Defined benefit plans: These plans are set up by the employer. The contributions made is determined by the employer on an annual basis.

401(k) plans: The contributions are allowed to grow on a tax-deferred basis and are paid on the withdrawals. This plan can be advantageous if the tax-rates are lower at the time of withdrawal.
Roth 401(k) plans: The contributions are subjected to an upfront tax and thereby let the money grow with no taxes to be charged upon withdrawals. It is better to what is paid today on taxes than worrying about how much one might lose in future on paying taxes. Since this plan offers tax-free growth and tax-free withdrawal, it ranks high in the 10 best retirement plans.

403(b) plans: These are also called tax-sheltered annuities. This is an insurance plan that offers certain tax benefits that can be bought while having the ability to earn and set a guaranteed income as a lump-sum or through a series of periodic payments after retirement.
457(b) plans: This plan is offered to some tax-exempt entities and contractors by state and local governments. The contributions are directly deducted from the salary without tax deduction, allowed to grow tax-free and the withdrawals are taxed at nominal rates after the retirement age of 59 ½. The contributions are limited to $18,000.
Thrift savings plans (TSP): This plan is specifically designed for government employees, employees in the U.S. civil services and members of the military funded by individual employee salary deferral and employer contributions. Having both Roth and traditional versions, the contributions to this plan are limited to $18,000.

Self-employed or small-business-owner plans (SEP IRA): It is a simplified employee pension plan (SEP) is funded by an individual where the contribution amount is not fixed. One can contribute how much ever is possible and not invest anything when nothing is possible. The plan is easier, lower cost, and easy to administrate for self-employed people who do not have a fixed income. But, the tax-benefits are limited.
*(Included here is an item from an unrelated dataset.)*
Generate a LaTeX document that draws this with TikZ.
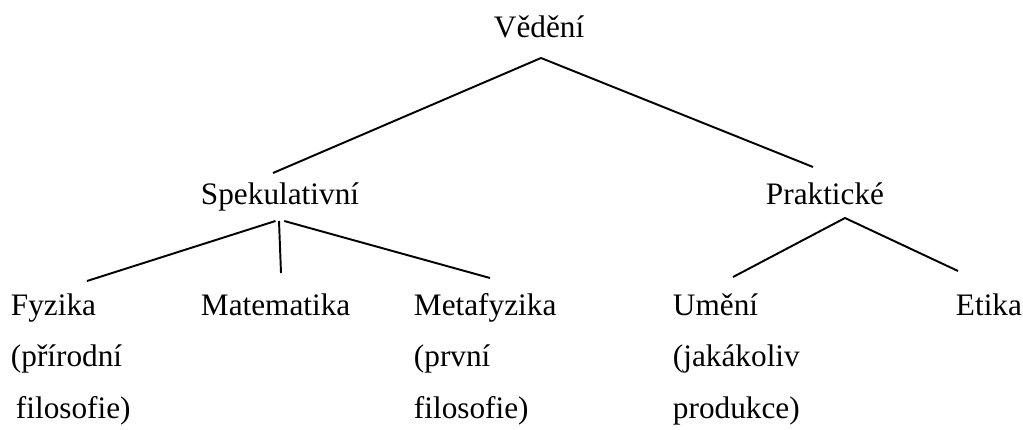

Simple IRA: It is a plan designed for businesses with up to 100 employees where the contributions are through the employee’s salary deferral and limited to $12,500.

Profit sharing plans: It is designed for sharing the financial success of a business between the employers and employees of the two parties involved- a self-employed business and a company with one or more workers. Contributions can vary each year depending on the profits made. While the employees are allowed to contribute their own money as per the individual’s IRA eligibility under certain plans, yet a few plans are linked to the regular retirement plan offered by the employer.

Apart from the 10 best retirement plans, other common plans like pension schemes, Nonqualified Deferred Contribution (NQDC) plans, cash value life insurance plans, Social securities, investments in real estates are considered some of the reliable retirement plans. Whatever combination one choose, the ultimate aim is to save more by paying less on taxes and getting more income and have a secured retired life. It is, therefore, important that one must consider all his eligibilities and make a list of ten best investments plans to start off on investments.